Anime is a medium, not a genre, and that’s caused profound distinctions in what it means to be an “anime fan” by different groups, both of whom may consume the same amount of content and identity just as deeply, but have little to no overlap in what they’re watching. I can’t tell you how frequently I see assertions on an anime’s popularity based, from what I can tell, entirely on the self-selected bubble of the individual’s Twitter timeline.

As a result, our marketing has to reach incredible diverse audiences with markedly different tastes. Like discussed before, there are certain ways to make this work — different cohorts over-index on different platforms and react differently to each marketing lever we can pull.

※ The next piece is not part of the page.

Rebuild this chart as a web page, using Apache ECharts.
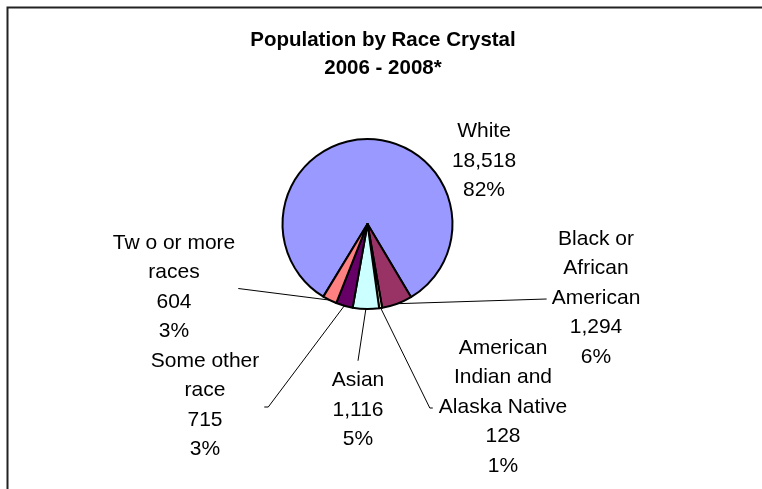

That said, I’m quite excited for the future, because even as a grumpy old anime fan I’ve found an exceptional amount of great series to watch every year, and the scale of the fandom has allowed for so many types of shows to be made that there’s always going to be something for nearly everybody every season. With more fans overseas supporting anime than ever before, that trend doesn’t seem like it will slow down any time soon.

Is there anything you’d like to add that we didn’t ask about or cover in our questions?

I went a little longer than I anticipated elsewhere, I think I covered a reasonable amount here :)

We have to ask a fan-favorite question. What is one Japanese Whiskey everyone should try?

Drink of Choice

Nikka Coffey Grain Whisky — it’s (relatively) affordable and comparatively easy to find for a Japanese beverage overseas. The vanilla and caramel flavors are not too unfamiliar for bourbon drinkers, but they’re expressed more boldly here, and without the cloying sweetness of too many Kentucky varieties.